- The paper introduces a universal checkpointing system for reconfigurable parallelism in large-scale DNN training using atomic checkpoints.
- It employs a pattern-based reconfiguration pipeline and optimizations such as nested parallel reconfiguration, redundancy-bypassing loading, and lazy invocation.
- Evaluation shows that UCP supports diverse parallelism strategies efficiently with minimal training overhead and enhanced fault recovery.
Universal Checkpointing for Reconfigurable Parallelism in Large-Scale DNN Training
Introduction
The study explores Universal Checkpointing (UCP), a system designed to address the challenges of reconfigurable parallelism in large-scale deep neural network (DNN) training. When training large DNNs, resizing and reconfiguring parallelism strategies without losing training efficiency or accuracy is crucial. Existing checkpointing mechanisms are tightly coupled with specific parallelism strategies, limiting their adaptability. The UCP aims to resolve this limitation by introducing a flexible checkpointing system supporting a broad range of parallelism strategies.
Atomic Checkpoints
UCP departs from conventional tightly-coupled checkpointing systems by leveraging atomic checkpoints, an abstraction that decouples checkpoint data from specific parallelism strategies or hardware configurations. This decoupling allows UCP to offer a flexible and universal format for saving model states. An atomic checkpoint represents a consolidated view of a model's parameters, allowing seamless transitioning between different form factors in which DNN models might be configured or trained.
Figure 1: Existing distributed checkpoints are highly coupled to specific model parallelism strategy. Each worker in ZeRO-3 saves its own unique sharded model parameters (P) and optimizer states (OS). Reconfiguring ZeRO-3 requires altering each sharded parameter and optimizer states.
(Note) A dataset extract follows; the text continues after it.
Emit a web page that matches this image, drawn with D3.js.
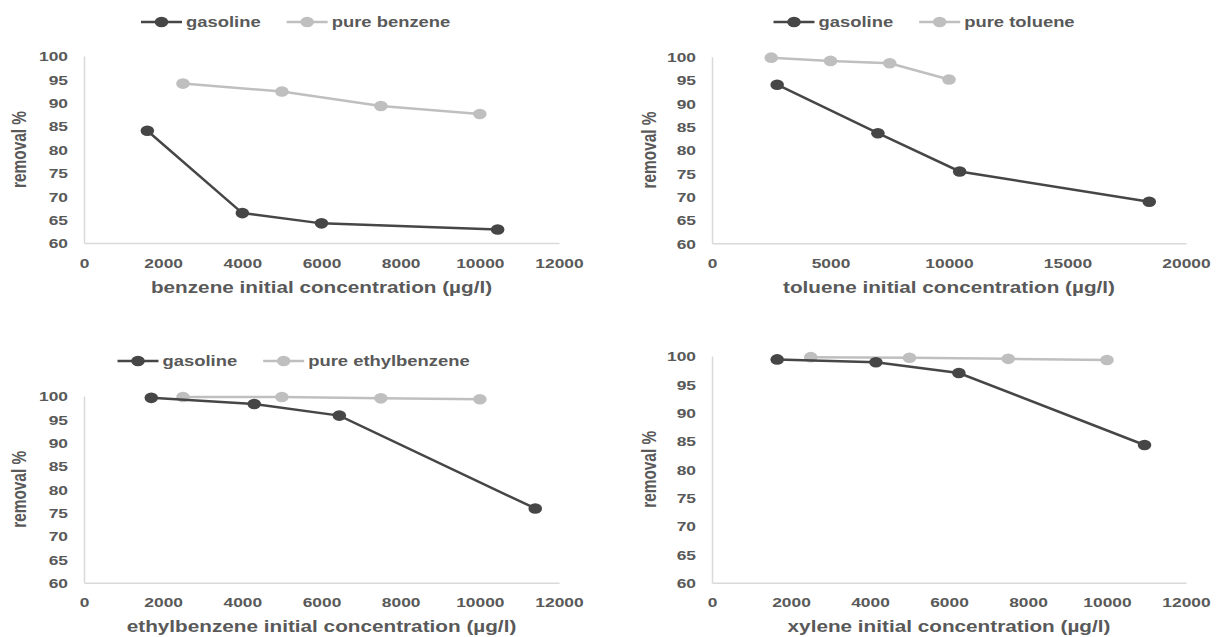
<!DOCTYPE html>
<html>
<head>
<meta charset="utf-8">
<script src="https://cdn.jsdelivr.net/npm/d3@7"></script>
<style>
body { margin:0; background:#ffffff; }
text { font-family: "Liberation Sans", Arial, sans-serif; font-weight: bold; fill:#595959; }
</style>
</head>
<body>
<svg id="chart"></svg>
<script>
// data
var yTicks = [60,65,70,75,80,85,90,95,100];
var xTicksSmall = [0,2000,4000,6000,8000,10000,12000];
var xTicksTol = [0,5000,10000,15000,20000];

var benzeneGasX = [1600, 4000, 6000, 10450];
var benzeneGasY = [84.0, 66.4, 64.2, 62.9];
var benzenePureX = [2500, 5000, 7500, 10000];
var benzenePureY = [94.1, 92.4, 89.3, 87.6];

var tolueneGasX = [2750, 7000, 10450, 18450];
var tolueneGasY = [94.0, 83.6, 75.4, 68.9];
var toluenePureX = [2500, 5000, 7500, 10000];
var toluenePureY = [99.8, 99.1, 98.6, 95.1];

var ethylGasX = [1700, 4300, 6450, 11400];
var ethylGasY = [99.6, 98.3, 95.8, 75.9];
var ethylPureX = [2500, 5000, 7500, 10000];
var ethylPureY = [99.8, 99.8, 99.5, 99.3];

var xyleneGasX = [1650, 4150, 6250, 10950];
var xyleneGasY = [99.4, 98.9, 97.0, 84.3];
var xylenePureX = [2500, 5000, 7500, 10000];
var xylenePureY = [99.8, 99.7, 99.5, 99.3];

var dark = "#464646";
var light = "#bfbfbf";
var stretch = 1.28;   // the whole picture is pulled wider than it is tall

var svg = d3.select("#chart")
    .attr("width",1224)
    .attr("height",637)

var zip = function(xs, ys)
{
    return xs.map(function(x,i){return {x:x, y:ys[i]}});
}

var panels = [
    {left:84, right:559, top:56, bottom:243, xMax:12000, xTicks:xTicksSmall,
     title:"benzene initial concentration (µg/l)", yTitleX:19.5,
     gas:zip(benzeneGasX,benzeneGasY), pure:zip(benzenePureX,benzenePureY),
     legend:{x:141, y:22, pure:"pure benzene"}},
    {left:712, right:1186, top:56.7, bottom:243.3, xMax:20000, xTicks:xTicksTol,
     title:"toluene initial concentration (µg/l)", yTitleX:649,
     gas:zip(tolueneGasX,tolueneGasY), pure:zip(toluenePureX,toluenePureY),
     legend:{x:773.5, y:22, pure:"pure toluene"}},
    {left:84, right:559, top:396, bottom:582.7, xMax:12000, xTicks:xTicksSmall,
     title:"ethylbenzene initial concentration (µg/l)", yTitleX:19.5,
     gas:zip(ethylGasX,ethylGasY), pure:zip(ethylPureX,ethylPureY),
     legend:{x:117.5, y:361, pure:"pure ethylbenzene"}},
    {left:712, right:1186, top:356, bottom:582.7, xMax:12000, xTicks:xTicksSmall,
     title:"xylene initial concentration (µg/l)", yTitleX:649,
     gas:zip(xyleneGasX,xyleneGasY), pure:zip(xylenePureX,xylenePureY),
     legend:null}
];

var drawMarker = function(g, cx, cy, color)
{
    g.append("ellipse")
        .attr("cx",cx).attr("cy",cy)
        .attr("rx",5.3*stretch).attr("ry",5.3)
        .attr("fill",color);
}

var drawPanel = function(p)
{
    var xScale = d3.scaleLinear()
        .domain([0,p.xMax])
        .range([p.left,p.right]);
    var yScale = d3.scaleLinear()
        .domain([60,100])
        .range([p.bottom,p.top]);

    var g = svg.append("g").classed("panel",true);

    // axes, no tick marks like excel
    var xAxis = d3.axisBottom(xScale).tickValues(p.xTicks).tickFormat(d3.format("d")).tickSize(0).tickSizeOuter(0);
    var yAxis = d3.axisLeft(yScale).tickValues(yTicks).tickFormat(d3.format("d")).tickSize(0).tickSizeOuter(0);

    var xg = g.append("g")
        .attr("transform","translate(0,"+p.bottom+")")
        .call(xAxis)
        .attr("font-family",null).attr("font-size",null);
    xg.select(".domain").attr("stroke","#d9d9d9").attr("stroke-width",1.5);
    xg.selectAll("text")
        .attr("x",0).attr("y",20).attr("dy","0.35em")
        .attr("transform","scale("+stretch+",1)")
        .style("font-size","13.6px");

    var yg = g.append("g")
        .attr("transform","translate("+p.left+",0)")
        .call(yAxis)
        .attr("font-family",null).attr("font-size",null);
    yg.select(".domain").attr("stroke","#d9d9d9").attr("stroke-width",1.5);
    yg.selectAll("text")
        .attr("x",-16/stretch).attr("dy","0.35em")
        .attr("transform","scale("+stretch+",1)")
        .style("font-size","13.6px");

    // titles
    g.append("text")
        .text(p.title)
        .attr("text-anchor","middle")
        .attr("transform","translate("+((p.left+p.right)/2)+","+(p.bottom+44)+") scale("+stretch+",1)")
        .attr("dy","0.35em")
        .style("font-size","16.2px");

    g.append("text")
        .text("removal %")
        .attr("text-anchor","middle")
        .attr("transform","translate("+p.yTitleX+","+((p.top+p.bottom)/2)+") rotate(-90) scale(1,"+stretch+")")
        .attr("dy","0.35em")
        .style("font-size","15.4px");

    // lines
    var line = d3.line()
        .x(function(d){return xScale(d.x)})
        .y(function(d){return yScale(d.y)});

    [{data:p.pure, color:light}, {data:p.gas, color:dark}].forEach(function(s)
    {
        g.append("path")
            .datum(s.data)
            .attr("d",line)
            .attr("fill","none")
            .attr("stroke",s.color)
            .attr("stroke-width",2.5);
        s.data.forEach(function(d)
        {
            drawMarker(g, xScale(d.x), yScale(d.y), s.color);
        });
    });

    if(p.legend) drawLegend(g, p.legend);
}

var drawLegend = function(g, lg)
{
    var items = [{name:"gasoline", color:dark}, {name:lg.pure, color:light}];
    var x = lg.x;
    items.forEach(function(item)
    {
        g.append("line")
            .attr("x1",x).attr("x2",x+41)
            .attr("y1",lg.y).attr("y2",lg.y)
            .attr("stroke",item.color)
            .attr("stroke-width",2.5);
        drawMarker(g, x+20.5, lg.y, item.color);
        var t = g.append("text")
            .text(item.name)
            .attr("transform","translate("+(x+45)+","+lg.y+") scale("+stretch+",1)")
            .attr("dy","0.35em")
            .style("font-size","14.4px");
        x = x + 45 + t.node().getComputedTextLength()*stretch + 26;
    });
}

panels.forEach(drawPanel);
</script>
</body>
</html>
Pattern-Based Reconfiguration
The pattern-based reconfiguration pipeline constitutes the core of UCP's strategy to achieve seamless parallelism reconfiguration. By recognizing pre-defined tensor patterns in model parameters—such as replicates, sharded, unique, and more—UCP utilizes pattern-based transformation operations, which allow the system to automatically adapt parameter storage and retrieval processes to suit the target parallelism strategy.
Figure 2: Overview of UCP system design. UCP enables flexible and efficient reconfiguration from any Source parallelism strategy, e.g., Psrc​ (ZeRO-1 + PP) = (DP=2, PP=4) to any Target parallelism strategy, e.g., Ptgt​ (3D-Parallel) = (DP=2, TP=2, PP=2), via {atomic checkpoints}, {pattern-based reconfiguration pipeline}, and efficient optimizations such as {nested parallel reconfiguration}.
Efficient Reconfiguration
Efficiency in UCP is achieved through three core optimizations:
- Nested Parallel Reconfiguration: UCP employs a MapReduce framework to handle reconfiguration, leveraging multiple nodes and processors to distribute the data transformation workload efficiently.
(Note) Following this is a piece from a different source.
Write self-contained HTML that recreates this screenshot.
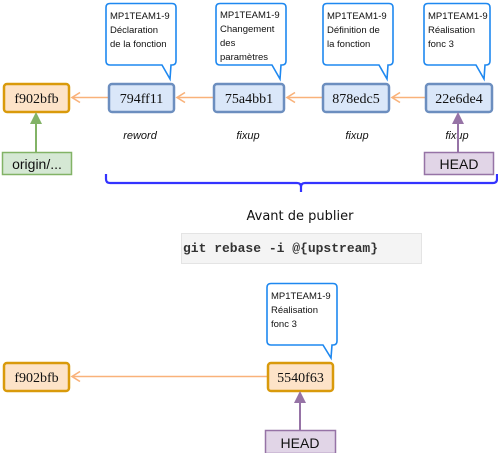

- Redundancy-Bypassing Loading: By eliminating redundant loading in DP groups and utilizing fast GPU interconnects, UCP optimizes the loading phase and minimizes I/O pressure.
- Lazy Reconfiguration Invocation: The system optimizes performance by triggering reconfiguration only when necessary, thus preserving training speeds and preventing excessive computing overhead.
Figure 3: Illustration of the nested parallel reconfiguration process of UCP. UCP leverages a MapReduce-based approach to utilize the aggregated compute and bandwidth of multi-node multi-processors to convert distributed checkpoints into atomic checkpoints in parallel. Meanwhile, it performs careful load balancing to avoid the straggle problem.
Evaluation and Impact
The evaluation of UCP demonstrates its capability to support a broader set of reconfigurable parallelism strategies, achieving higher flexibility compared to existing systems like DCP and MCP. UCP proves effective across various model sizes, scales efficiently with the size of the networks, and maintains a minimal overhead on the total training time. This system enables efficient fault recovery and dynamic resource utilization in large-scale distributed training environments, improving throughput in potentially unstable hardware scenarios.
Figure 4: Time cost for converting distributed checkpoints to UCP atomic checkpoints with sequential (S.Q.) and nested parallel (N.P) approach across different model sizes.
Conclusion
UCP represents a significant advancement in distributed DNN training by enabling flexible and efficient reconfiguration through atomic checkpoints and a pattern-based reconfiguration framework. It broadens the adaptability of training strategies across different hardware configurations without compromising system efficiency or model accuracy. The development of UCP marks a step forward in managing the complexity and dynamism of large-scale AI training systems.